Both core components contribute approximately 12-13% of absolute improvement, demonstrating that both are indispensable.

Nodes Selection Metric Comparison

Metric Accuracy
Perplexity 81.2
Entropy 78.6 (-2.6)
Length 73.6 (-7.6)

Perplexity significantly outperforms entropy and length, validating the effectiveness of perplexity-based selection.

Transferability Experiments (Evaluated on Gemini-1.5-flash)

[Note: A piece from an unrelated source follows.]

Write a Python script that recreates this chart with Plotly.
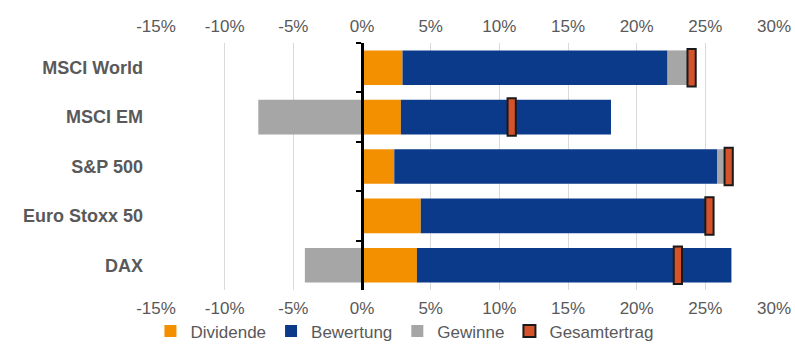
import plotly.graph_objects as go

categories = ["MSCI World", "MSCI EM", "S&P 500", "Euro Stoxx 50", "DAX"]
dividende = [2.95, 2.83, 2.35, 4.28, 4.0]
bewertung = [19.3, 15.3, 23.5, 20.7, 22.9]
gewinne = [1.5, -7.55, 0.8, 0.3, -4.16]
gesamtertrag = [24.0, 10.9, 26.7, 25.3, 23.0]

tick_vals = [-15, -10, -5, 0, 5, 10, 15, 20, 25, 30]
tick_labels = ["-15%", "-10%", "-5%", "0%", "5%", "10%", "15%", "20%", "25%", "30%"]

x_range = [-15, 30]
marker_half = 0.3

FONT = "Arial, Liberation Sans, sans-serif"
GREY_TXT = "#595959"

fig = go.Figure()
fig.add_trace(go.Bar(y=categories, x=dividende, orientation="h", name="Dividende",
                     marker=dict(color="#F39000", line=dict(width=0))))
fig.add_trace(go.Bar(y=categories, x=bewertung, orientation="h", name="Bewertung",
                     marker=dict(color="#0B3A8B", line=dict(width=0))))
fig.add_trace(go.Bar(y=categories, x=gewinne, orientation="h", name="Gewinne",
                     marker=dict(color="#A6A6A6", line=dict(width=0))))
fig.add_trace(go.Bar(y=categories, x=[2 * marker_half] * len(categories),
                     base=[v - marker_half for v in gesamtertrag],
                     orientation="h", name="Gesamtertrag", width=0.76,
                     xaxis="x2", yaxis="y2",
                     marker=dict(color="#D4532B", line=dict(color="#1a1a1a", width=2))))

zero_pos = (0 - x_range[0]) / (x_range[1] - x_range[0])

fig.update_layout(
    width=795, height=345,
    margin=dict(l=156, r=21, t=43, b=55, autoexpand=False),
    paper_bgcolor="white", plot_bgcolor="white",
    barmode="relative", bargap=0.3,
    font=dict(family=FONT, color=GREY_TXT),
    showlegend=True,
    legend=dict(orientation="h", x=0.402, xanchor="center", y=-0.168, yanchor="middle",
                font=dict(size=17, color=GREY_TXT), traceorder="normal",
                itemwidth=30, tracegroupgap=0, bgcolor="rgba(0,0,0,0)"),
    xaxis=dict(range=x_range, tickvals=tick_vals, ticktext=tick_labels,
               showgrid=True, gridcolor="#D9D9D9", gridwidth=1,
               zeroline=False, showline=False, ticks="",
               tickfont=dict(size=17, color=GREY_TXT), side="bottom",
               ticklabelstandoff=6, automargin=False),
    xaxis2=dict(range=x_range, tickvals=tick_vals, ticktext=tick_labels,
                overlaying="x", matches="x", side="top", anchor="y2",
                showgrid=False, zeroline=False, showline=False, ticks="",
                tickfont=dict(size=17, color=GREY_TXT),
                ticklabelstandoff=7, automargin=False),
    yaxis=dict(type="category", categoryarray=categories, autorange="reversed",
               showgrid=False, zeroline=False, showline=False, ticks="",
               tickfont=dict(size=18, color=GREY_TXT, weight="bold"),
               ticklabelstandoff=12, automargin=False),
    yaxis2=dict(type="category", categoryarray=categories, autorange="reversed",
                overlaying="y", anchor="free", position=zero_pos, side="left",
                showgrid=False, zeroline=False, showticklabels=False,
                showline=True, linecolor="black", linewidth=3,
                ticks="outside", tickson="boundaries", ticklen=5, tickwidth=2,
                tickcolor="black", automargin=False),
)

fig.write_html("out.html")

  • Prompt Transfer (Prompts optimized for GPT-3.5 applied to Gemini): Mentions a slight average decrease.
  • Model Transfer (Directly optimizing for Gemini): Consistent improvements.
  • This indicates that optimized prompts possess a certain degree of cross-model transferability.

Key Findings

  1. Scaling returns for Few-shot CoT diminish—there is negligible improvement from 4-shot to 20-shot.
  2. RiOT is the only method that achieves improvements across all 5 tasks, whereas other methods suffer degradation on specific tasks.
  3. A tree width of \(K=3\) is optimal; larger widths tend to decrease performance.

Highlights & Insights

  1. First prompt optimization framework featuring tree structures and residual connections: It elegantly resolves the dual challenges of search diversity and semantic drift.
  2. Counter-intuitive insight from perplexity-based selection: Choosing "less certain" prompts actually facilitates finding more valuable exploration directions.
  3. Innovative text residual connection: Successfully ports the concept of residual connections from deep learning to discrete text spaces, preserving valuable semantic components.
  4. Cross-task stability: RiOT is the only method in the experiments to achieve consistent improvements across all tasks.
  5. Ablation studies demonstrate equal importance: Both core components contribute an approximately 12-13% performance boost, showing they are equally crucial.

Limitations & Future Work

  1. High cost due to dependency on powerful optimizer models (e.g., GPT-4o) and embedding models.
  2. The selection of hyperparameters \(b_1\), \(b_2\), and \(K\) requires tuning on a validation set.
  3. Performance is suboptimal on the Object Counting task (TextGrad 88.3% vs. RiOT 86.9%).
  4. Sentence-granularity fusion in text residual connections may miss fine-grained optimizations within sentences.
  • Soft Prompt Tuning: PEFT-style methods, which require access to model parameters.
  • Discrete Token Search: Gradient-guided or RL-based methods, which require full access to the model.
  • Black-box Prompt Optimization: APE (parallel candidates), OPRO (meta-prompt optimization), TextGrad (textual gradients), and DSPy (declarative program synthesis).
  • Semantic Drift / Catastrophic Forgetting: Text-space analogies of continual learning methods such as parameter isolation and regularization.

Rating

⭐⭐⭐⭐ — Elegant methodological design (tree + residual + perplexity), comprehensive experiments, and thorough ablation studies. The contributions of the two core components are clear. The main drawbacks lie in the dependency on powerful models (GPT-4o) and the limited depth of analysis.